Mason felt it, too. But what could it be?
They had just held off the enemy for another eight-hour shift at the front. But this time, they didn’t even have to resort to any of the new uranium-laced rounds.
They never had an opportunity to use one, and they didn’t want to level another part of their own town and its buildings for no reason.
That was only worth doing it if they could take down a thousand or more of the enemy all at once, from a safe distance. Those deadly rounds weren’t safe to use up close. They’d take out themselves and their own people as well.
The monsters still gathered to attack, but they filtered in along multiple attack lines in the dark and came together up close. Very clever.
The three friends reported their gut misgivings to Major Avery.
Where were the mercs and the mages? What were they doing?
Why had the enemy attacks decreased in this manner?
All of that remained a major concern.
“All of you get some rest for the next shift,” Avery told them. “Your current shift is over as of right now. Unless you have something specific to tell me or warn me about, there’s nothing for any of us to consider further or act upon.”
“How about this,” Blondie said. “Their mages haven’t hit us for three days in a row. Now the mercs fall back.”
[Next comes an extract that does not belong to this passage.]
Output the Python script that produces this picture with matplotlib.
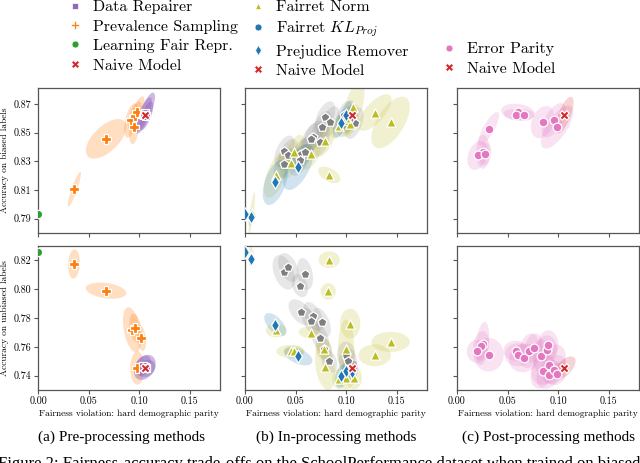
import numpy as np
import matplotlib
matplotlib.use("Agg")
import matplotlib.pyplot as plt
from matplotlib.lines import Line2D

plt.rcParams['font.family'] = 'cmr10'
plt.rcParams['mathtext.fontset'] = 'cm'
plt.rcParams['axes.formatter.use_mathtext'] = True

# each entry: (fairness violation, accuracy, half-width x, half-width y, correlation)
# --- pre-processing, biased labels
lfr_b = [(0.0, 0.793, 0.0, 0.0, 0.0)]
prev_b = [(0.036, 0.8105, 0.0065, 0.0122, 0.9),
          (0.0673, 0.8456, 0.020, 0.0138, 0.6),
          (0.0923, 0.8584, 0.007, 0.012, 0.5),
          (0.095, 0.8538, 0.005, 0.012, 0.3),
          (0.0957, 0.8616, 0.007, 0.010, 0.6),
          (0.0983, 0.8642, 0.007, 0.011, 0.7)]
dr_b = [(0.106, 0.8635, 0.0097, 0.0143, 0.8),
        (0.1045, 0.8625, 0.008, 0.012, 0.8),
        (0.107, 0.8615, 0.007, 0.010, 0.7)]
naive_pre_b = [(0.1056, 0.8621, 0.004, 0.005, 0.5)]
# --- pre-processing, unbiased labels
lfr_u = [(0.0, 0.8256, 0.0, 0.0, 0.0)]
prev_u = [(0.0356, 0.8175, 0.0058, 0.0102, 0.1),
          (0.0673, 0.799, 0.020, 0.0056, -0.3),
          (0.093, 0.7719, 0.009, 0.0156, -0.4),
          (0.0963, 0.7731, 0.006, 0.010, -0.3),
          (0.1023, 0.7661, 0.0045, 0.009, -0.3),
          (0.0983, 0.7453, 0.007, 0.0116, 0.0)]
dr_u = [(0.1056, 0.7457, 0.0108, 0.0087, 0.3),
        (0.104, 0.747, 0.008, 0.007, 0.3),
        (0.107, 0.745, 0.009, 0.006, 0.2)]
naive_pre_u = [(0.1056, 0.7453, 0.004, 0.004, 0.3)]

# --- in-processing, biased labels
kl_b = [(0.0793, 0.8607, 0.010, 0.011, 0.5), (0.0837, 0.8572, 0.010, 0.011, 0.5),
        (0.076, 0.8538, 0.010, 0.011, 0.5), (0.0677, 0.8472, 0.010, 0.011, 0.5),
        (0.065, 0.8454, 0.010, 0.011, 0.5), (0.0743, 0.8435, 0.010, 0.011, 0.5),
        (0.039, 0.8368, 0.010, 0.011, 0.5), (0.0423, 0.8345, 0.010, 0.011, 0.5),
        (0.055, 0.8352, 0.010, 0.011, 0.5), (0.059, 0.8366, 0.010, 0.011, 0.5),
        (0.0543, 0.8308, 0.010, 0.011, 0.5), (0.0383, 0.8282, 0.010, 0.011, 0.5),
        (0.100, 0.8577, 0.009, 0.011, 0.5), (0.1083, 0.8565, 0.009, 0.011, 0.5),
        (0.104, 0.860, 0.008, 0.010, 0.5), (0.098, 0.862, 0.008, 0.010, 0.5)]
norm_b = [(0.1073, 0.8677, 0.011, 0.019, 0.6), (0.1283, 0.8639, 0.0167, 0.0128, 0.7),
          (0.144, 0.857, 0.019, 0.018, 0.6), (0.104, 0.8559, 0.008, 0.009, 0.5),
          (0.0927, 0.8547, 0.008, 0.009, 0.5), (0.100, 0.860, 0.006, 0.007, 0.5),
          (0.0793, 0.8442, 0.010, 0.011, 0.6), (0.0483, 0.8363, 0.010, 0.012, 0.6),
          (0.045, 0.8291, 0.010, 0.011, 0.5), (0.065, 0.8352, 0.010, 0.011, 0.5),
          (0.0307, 0.8205, 0.012, 0.016, 0.6), (0.0833, 0.8205, 0.011, 0.0058, -0.5),
          (0.0067, 0.7938, 0.0033, 0.0147, 0.8)]
prej_b = [(0.100, 0.8623, 0.008, 0.010, 0.6), (0.095, 0.8565, 0.008, 0.010, 0.6),
          (0.0527, 0.8259, 0.015, 0.016, 0.6), (0.030, 0.8152, 0.0125, 0.0157, 0.5),
          (0.0057, 0.791, 0.002, 0.006, 0.5), (0.0, 0.793, 0.002, 0.004, 0.0)]
naive_in_b = [(0.106, 0.8621, 0.004, 0.005, 0.5)]
# --- in-processing, unbiased labels
kl_u = [(0.0383, 0.8117, 0.011, 0.012, -0.4), (0.0427, 0.8151, 0.010, 0.010, -0.4),
        (0.0593, 0.8106, 0.008, 0.011, -0.3), (0.0543, 0.8024, 0.008, 0.008, -0.3),
        (0.055, 0.7839, 0.012, 0.009, -0.5), (0.0677, 0.7811, 0.010, 0.010, -0.5),
        (0.065, 0.7777, 0.009, 0.009, -0.5), (0.076, 0.777, 0.009, 0.010, -0.5),
        (0.0743, 0.7661, 0.009, 0.010, -0.4), (0.0783, 0.7585, 0.008, 0.009, -0.4),
        (0.0833, 0.7499, 0.008, 0.008, -0.3), (0.100, 0.7546, 0.009, 0.009, 0.0),
        (0.1017, 0.7499, 0.009, 0.009, 0.0)]
norm_u = [(0.0057, 0.8234, 0.003, 0.006, 0.0), (0.0833, 0.8205, 0.0105, 0.0058, 0.0),
          (0.0823, 0.7985, 0.0075, 0.0058, 0.0), (0.104, 0.7761, 0.010, 0.0104, 0.0),
          (0.144, 0.7634, 0.019, 0.007, 0.0), (0.1283, 0.7541, 0.016, 0.0076, 0.0),
          (0.065, 0.7696, 0.012, 0.0042, -0.2), (0.0777, 0.7587, 0.008, 0.007, 0.0),
          (0.0793, 0.746, 0.010, 0.016, -0.3), (0.045, 0.7568, 0.014, 0.0045, 0.0),
          (0.0483, 0.7568, 0.010, 0.004, 0.0), (0.0307, 0.7714, 0.010, 0.0049, 0.0),
          (0.100, 0.7587, 0.008, 0.020, 0.0), (0.100, 0.7384, 0.008, 0.008, 0.0),
          (0.1077, 0.7384, 0.008, 0.008, 0.0), (0.0933, 0.7377, 0.007, 0.007, 0.0)]
prej_u = [(0.0, 0.8256, 0.002, 0.004, 0.0), (0.0057, 0.821, 0.002, 0.005, 0.0),
          (0.030, 0.7754, 0.011, 0.008, -0.6), (0.0527, 0.7534, 0.014, 0.0063, -0.5),
          (0.095, 0.7395, 0.006, 0.008, 0.3), (0.100, 0.743, 0.006, 0.008, 0.3),
          (0.1057, 0.7423, 0.006, 0.008, 0.3)]
naive_in_u = [(0.106, 0.7453, 0.005, 0.005, 0.3)]

# --- post-processing
ep_b = [(0.0313, 0.8526, 0.0103, 0.0116, 0.8), (0.0257, 0.8365, 0.0067, 0.0118, 0.0),
        (0.0203, 0.834, 0.010, 0.010, 0.3), (0.028, 0.835, 0.006, 0.008, 0.2),
        (0.0603, 0.8642, 0.0167, 0.0058, -0.2), (0.058, 0.8623, 0.012, 0.004, -0.2),
        (0.0663, 0.8621, 0.010, 0.004, 0.0), (0.0847, 0.8572, 0.0117, 0.0112, 0.3),
        (0.0957, 0.8586, 0.012, 0.012, 0.6), (0.099, 0.8538, 0.016, 0.015, 0.7)]
naive_post_b = [(0.1063, 0.8621, 0.009, 0.0128, 0.7)]
ep_u = [(0.0253, 0.7622, 0.0067, 0.015, 0.3), (0.0237, 0.7608, 0.008, 0.010, 0.2),
        (0.0197, 0.7568, 0.010, 0.008, 0.0), (0.0313, 0.7545, 0.015, 0.0116, 0.0),
        (0.058, 0.7573, 0.012, 0.007, 0.0), (0.0603, 0.7545, 0.013, 0.008, 0.0),
        (0.0663, 0.7523, 0.015, 0.010, 0.1), (0.0713, 0.7573, 0.010, 0.012, 0.2),
        (0.0757, 0.7592, 0.009, 0.010, 0.2), (0.083, 0.7534, 0.008, 0.012, 0.0),
        (0.089, 0.758, 0.010, 0.010, 0.0), (0.0903, 0.7615, 0.010, 0.010, 0.0),
        (0.0847, 0.743, 0.012, 0.012, 0.3), (0.0907, 0.7476, 0.017, 0.014, 0.4),
        (0.0907, 0.7407, 0.012, 0.010, 0.3), (0.0963, 0.7441, 0.012, 0.010, 0.3),
        (0.099, 0.7413, 0.010, 0.008, 0.3)]
naive_post_u = [(0.1063, 0.7453, 0.011, 0.008, 0.6)]

subcaptions = ['(a) Pre-processing methods', '(b) In-processing methods',
               '(c) Post-processing methods']
caption = ('Figure 2: Fairness-accuracy trade-offs on the SchoolPerformance '
           'dataset when trained on biased labels')

C_DR, C_PREV, C_LFR, C_NAIVE = '#9467bd', '#ff7f0e', '#2ca02c', '#d62728'
C_NORM, C_KL, C_PREJ, C_GRAY, C_EP = '#bcbd22', '#1f77b4', '#1f77b4', '#7f7f7f', '#e377c2'


def draw(ax, pts, color, marker, size, alpha=0.25):
    t = np.linspace(0, 2 * np.pi, 120)
    for x, y, hx, hy, r in pts:
        if hx > 0:
            ex = x + hx * np.cos(t)
            ey = y + hy * (r * np.cos(t) + np.sqrt(1 - r * r) * np.sin(t))
            ax.fill(ex, ey, color=color, alpha=alpha, lw=0, zorder=1)
    xs = [p[0] for p in pts]
    ys = [p[1] for p in pts]
    ax.scatter(xs, ys, s=size, c=color, marker=marker, edgecolors='white',
               linewidths=0.9, zorder=3)


fig = plt.figure(figsize=(6.4, 4.63), dpi=100)
W, H = 640, 463
lefts = [38, 245, 457]
tops = [88, 246]
bottoms = [233, 390]
axes = [[None] * 3 for _ in range(2)]
for r in range(2):
    for c in range(3):
        ax = fig.add_axes([lefts[c] / W, 1 - bottoms[r] / H, 182 / W, (bottoms[r] - tops[r]) / H])
        axes[r][c] = ax

draw(axes[0][0], prev_b, C_PREV, 'P', 55)
draw(axes[0][0], dr_b, C_DR, 's', 36, 0.45)
draw(axes[0][0], lfr_b, C_LFR, 'o', 36)
draw(axes[0][0], naive_pre_b, C_NAIVE, 'X', 45)
draw(axes[1][0], prev_u, C_PREV, 'P', 55)
draw(axes[1][0], dr_u, C_DR, 's', 36, 0.45)
draw(axes[1][0], lfr_u, C_LFR, 'o', 36)
draw(axes[1][0], naive_pre_u, C_NAIVE, 'X', 45)

draw(axes[0][1], kl_b, C_GRAY, 'p', 45, 0.18)
draw(axes[0][1], norm_b, C_NORM, '^', 45, 0.2)
draw(axes[0][1], prej_b, C_PREJ, 'd', 45, 0.2)
draw(axes[0][1], naive_in_b, C_NAIVE, 'X', 45)
draw(axes[1][1], kl_u, C_GRAY, 'p', 45, 0.18)
draw(axes[1][1], norm_u, C_NORM, '^', 45, 0.2)
draw(axes[1][1], prej_u, C_PREJ, 'd', 45, 0.2)
draw(axes[1][1], naive_in_u, C_NAIVE, 'X', 45)

draw(axes[0][2], ep_b, C_EP, 'o', 40, 0.2)
draw(axes[0][2], naive_post_b, C_NAIVE, 'X', 45, 0.2)
draw(axes[1][2], ep_u, C_EP, 'o', 40, 0.2)
draw(axes[1][2], naive_post_u, C_NAIVE, 'X', 45, 0.2)

for r in range(2):
    for c in range(3):
        ax = axes[r][c]
        ax.set_xlim(0.0, 0.18)
        ax.set_xticks([0.0, 0.05, 0.10, 0.15])
        if r == 0:
            ax.set_ylim(0.780, 0.881)
            ax.set_yticks([0.79, 0.81, 0.83, 0.85, 0.87])
            ax.set_xticklabels([])
        else:
            ax.set_ylim(0.730, 0.830)
            ax.set_yticks([0.74, 0.76, 0.78, 0.80, 0.82])
            ax.set_xticklabels(['0.00', '0.05', '0.10', '0.15'])
            ax.set_xlabel('Fairness violation: hard demographic parity', fontsize=6.8, labelpad=2)
        if c == 0:
            ax.set_yticklabels(['%.2f' % v for v in ax.get_yticks()])
        else:
            ax.set_yticklabels([])
        ax.tick_params(labelsize=7.2, length=3, width=0.8, color='#555555', pad=2)
        for s in ax.spines.values():
            s.set_color('#555555')
            s.set_linewidth(0.9)

axes[0][0].set_ylabel('Accuracy on biased labels', fontsize=6.8, labelpad=3)
axes[1][0].set_ylabel('Accuracy on unbiased labels', fontsize=6.8, labelpad=3)


def handle(color, marker, ms=5):
    return Line2D([], [], ls='', marker=marker, color=color, markersize=ms,
                  markeredgecolor='white', markeredgewidth=0.5)


leg_kw = dict(frameon=False, fontsize=11.5, handlelength=1.0, handletextpad=0.65,
              labelspacing=0.33, borderpad=0, borderaxespad=0, loc='upper left')
fig.legend([handle(C_DR, 's'), handle(C_PREV, 'P', 5.5), handle(C_LFR, 'o'), handle(C_NAIVE, 'X', 5.5)],
           ['Data Repairer', 'Prevalence Sampling', 'Learning Fair Repr.', 'Naive Model'],
           bbox_to_anchor=(67 / W, 1 - 0 / H), **leg_kw)
fig.legend([handle(C_NORM, '^'), handle(C_KL, 'o'), handle(C_PREJ, 'd', 5), handle(C_NAIVE, 'X', 5.5)],
           ['Fairret Norm', r'Fairret $KL_{Proj}$', 'Prejudice Remover', 'Naive Model'],
           bbox_to_anchor=(250 / W, 1 - 0 / H), **leg_kw)
fig.legend([handle(C_EP, 'o'), handle(C_NAIVE, 'X', 5.5)],
           ['Error Parity', 'Naive Model'],
           bbox_to_anchor=(441 / W, 1 - 42 / H), **leg_kw)

centers = [122, 336, 548]
for c in range(3):
    fig.text(centers[c] / W, 1 - 437 / H, subcaptions[c], ha='center', va='center',
             fontsize=11, family='Liberation Serif')
fig.text(-2 / W, -5 / H, caption, ha='left', va='baseline', fontsize=12,
         family='Liberation Serif')

fig.savefig('out.png', dpi=100)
“We don’t know,” Avery said. “The spotters can’t see anything. Maybe they heard the Pistolero’s back, with new abilities. Maybe they’re plotting how to counter them. I wish we knew. But until we know something definite, we will follow orders and keep doing what we are doing. Your unit is dismissed, so get the hell off the line.”
All of them were tired.
All of them could use the rest.
Three hours later, Bill woke them up in a hurry once more.
“Suit up. All available reserves are to race to reinforce Mishawaka along their southern defensive lines.”
“What’s happening?” Mason asked.
“The enemy has gone for broke, Mace. All of their mages and most of their reserves are apparently pounding M
ishawaka as we speak. The defenders there don’t have anyone like you or the Shooting Stars, yet. It’s a goddam bloodbath.”
“How bad?” Blondie asked.
“Very bad. The enemy’s all out-attack in that area came as a complete surprise. No one can stop the enemy right now, and with the explosion of panicked refugees, almost no one can maneuver or get in there, either. Anyone who tries to get in the enemy’s way and stop them, gets taken down by the concentrated firepower of the enemy mages. If the enemy keeps driving like this, they can destroy all of Mishawaka in a few days or less. Our allies will be crushed, and South Bend will be cut off and surrounded by superior numbers.”
Mason blinked. “Then I guess we’d better hump it over there; good thing it’s not far.”
It took them slightly over an hour to make contact with the enemy on the west side of Mishawaka around River Park.
Forward scouts and spotters from the rooftops and other vantage points reported that most of the enemy mages were still about a mile and half away, spread out on a line, supporting the main thrust of the enemy advance at the center.
Major Avery sent word to have that entire area of the battlefield evacuated.
The Pistolero and his unit rode hard all that way, guns blazing, in an attempt to cut off the foe.
When they barely got close enough for Mason to engage, the spotters reported that the enemy mages were already scattering in all directions.
A catapult canister of silver and sulfur dust exposed many of the fleeing mages, glowing like beacons in the night.
“Gotta chance it now,” Mason said, from up on a high rooftop, three stories up. “Before they all get out of range.”
His runner handed him his carbine.
The Pistolero aimed his arc of fire for the best trajectory he could manage.
The star shot out, leaving the barrel red-hot.
A bright dome of destruction blasted everything within a hundred and fifty yards, including the enemy mercs and numerous enemy mages who didn’t move fast enough.
Mason knew that was his only shot like that. They couldn’t use any more of those annihilator rounds on the local Mishawaka population. All of the other areas were far too populated.